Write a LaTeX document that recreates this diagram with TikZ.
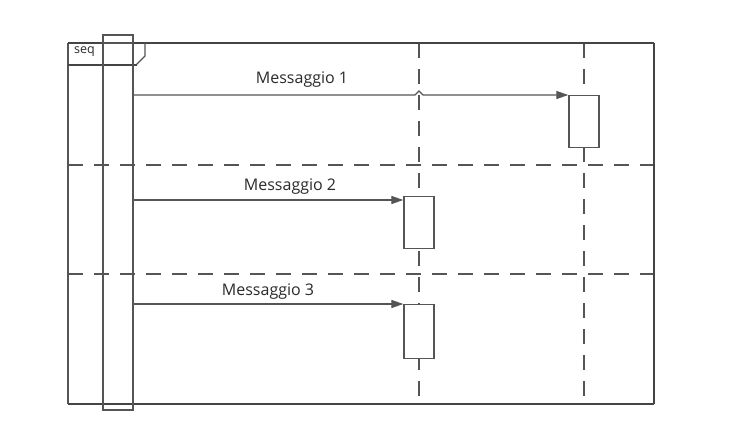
\documentclass[tikz,border=0pt]{standalone}
\usepackage{fontspec}
\setmainfont{Open Sans}
\usetikzlibrary{arrows.meta,calc}
\definecolor{lc}{HTML}{555555}
\definecolor{fc}{HTML}{444444}
\definecolor{tc}{HTML}{2A2A2A}
\begin{document}
\begin{tikzpicture}[x=1pt,y=-1pt,
  thinline/.style={draw=lc, line width=1.4pt},
  thickline/.style={draw=fc, line width=2.8pt},
  dashline/.style={draw=lc, line width=1.4pt, dash pattern=on 15pt off 11pt},
  actbox/.style={draw=lc, line width=1.4pt, fill=white, minimum width=30pt, inner sep=0pt, anchor=north},
  barbox/.style={draw=lc, line width=1.4pt, minimum width=30pt, inner sep=0pt},
  msg/.style={draw=lc, line width=1.3pt, -{Triangle[length=12pt,width=8pt]}},
  lbl/.style={text=tc, font=\fontsize{16}{18}\selectfont, inner sep=0pt}
]
\useasboundingbox[fill=white] (0,0) rectangle (756,428);
% lifeline reference coordinates
\coordinate (l1top) at (419,43);
\coordinate (l1bot) at (419,404);
\coordinate (l2top) at (584,43);
\coordinate (l2bot) at (584,404);
% dashed lifelines
\draw[dashline] (l1top) -- (l1bot);
\draw[dashline] (l2top) -- (l2bot);
% horizontal separators
\draw[dashline] (68,165) -- (654,165);
\draw[dashline] (68,274) -- (654,274);
% frame
\draw[thinline] (68,43) -- (68,404);
\draw[draw=fc, line width=2pt] (654,43) -- (654,404);
\draw[thickline] (68,43) -- (654,43);
\draw[thickline] (68,404) -- (654,404);
% header pentagon
\draw[thinline] (145,43) -- (145,56) -- (136,65);
\draw[draw=fc, line width=2.5pt] (137,65) -- (68,65);
\node[text=tc, font=\fontsize{12.5}{14}\selectfont, anchor=west, inner sep=0pt] (seq) at (74,52) {seq};
% left activation bar
\node[barbox, minimum height=375pt] (lb) at (118,222.5) {};
\draw[thinline] (lb.north west |- 0,43) -- (lb.north east |- 0,43);
% right activation boxes
\node[actbox, minimum height=52pt] (b1) at (584,95) {};
\node[actbox, minimum height=52pt] (b2) at (419,196) {};
\node[actbox, minimum height=54pt] (b3) at (419,304) {};
% messages
\draw[msg] (lb.east |- b1.north west) -- ($(l1top |- b1.north west)+(-4,0)$) -- ++(4,-4) -- ++(4,4) -- (b1.north west);
\draw[msg] (lb.east |- 0,200) -- (b2.west |- 0,200);
\draw[msg] (lb.east |- b3.north west) -- (b3.north west);
% labels
\node[lbl] (m1) at (302,80) {Messaggio 1};
\node[lbl] (m2) at (290,187) {Messaggio 2};
\node[lbl] (m3) at (268,292) {Messaggio 3};
\end{tikzpicture}
\end{document}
══════════
Reproduce the whole listing above word for word, but not its pictures.

Write a LaTeX document that recreates this diagram with TikZ.
\documentclass[tikz,border=0pt]{standalone}
\usepackage{fontspec}
\setmainfont{Open Sans}
\usetikzlibrary{arrows.meta,calc}
\definecolor{lc}{HTML}{555555}
\definecolor{fc}{HTML}{444444}
\definecolor{tc}{HTML}{2A2A2A}
\begin{document}
\begin{tikzpicture}[x=1pt,y=-1pt,
  thinline/.style={draw=lc, line width=1.4pt},
  thickline/.style={draw=fc, line width=2.8pt},
  dashline/.style={draw=lc, line width=1.4pt, dash pattern=on 15pt off 11pt},
  actbox/.style={draw=lc, line width=1.4pt, fill=white, minimum width=30pt, inner sep=0pt, anchor=north},
  barbox/.style={draw=lc, line width=1.4pt, minimum width=30pt, inner sep=0pt},
  msg/.style={draw=lc, line width=1.3pt, -{Triangle[length=12pt,width=8pt]}},
  lbl/.style={text=tc, font=\fontsize{16}{18}\selectfont, inner sep=0pt}
]
\useasboundingbox[fill=white] (0,0) rectangle (756,428);
% lifeline reference coordinates
\coordinate (l1top) at (419,43);
\coordinate (l1bot) at (419,404);
\coordinate (l2top) at (584,43);
\coordinate (l2bot) at (584,404);
% dashed lifelines
\draw[dashline] (l1top) -- (l1bot);
\draw[dashline] (l2top) -- (l2bot);
% horizontal separators
\draw[dashline] (68,165) -- (654,165);
\draw[dashline] (68,274) -- (654,274);
% frame
\draw[thinline] (68,43) -- (68,404);
\draw[draw=fc, line width=2pt] (654,43) -- (654,404);
\draw[thickline] (68,43) -- (654,43);
\draw[thickline] (68,404) -- (654,404);
% header pentagon
\draw[thinline] (145,43) -- (145,56) -- (136,65);
\draw[draw=fc, line width=2.5pt] (137,65) -- (68,65);
\node[text=tc, font=\fontsize{12.5}{14}\selectfont, anchor=west, inner sep=0pt] (seq) at (74,52) {seq};
% left activation bar
\node[barbox, minimum height=375pt] (lb) at (118,222.5) {};
\draw[thinline] (lb.north west |- 0,43) -- (lb.north east |- 0,43);
% right activation boxes
\node[actbox, minimum height=52pt] (b1) at (584,95) {};
\node[actbox, minimum height=52pt] (b2) at (419,196) {};
\node[actbox, minimum height=54pt] (b3) at (419,304) {};
% messages
\draw[msg] (lb.east |- b1.north west) -- ($(l1top |- b1.north west)+(-4,0)$) -- ++(4,-4) -- ++(4,4) -- (b1.north west);
\draw[msg] (lb.east |- 0,200) -- (b2.west |- 0,200);
\draw[msg] (lb.east |- b3.north west) -- (b3.north west);
% labels
\node[lbl] (m1) at (302,80) {Messaggio 1};
\node[lbl] (m2) at (290,187) {Messaggio 2};
\node[lbl] (m3) at (268,292) {Messaggio 3};
\end{tikzpicture}
\end{document}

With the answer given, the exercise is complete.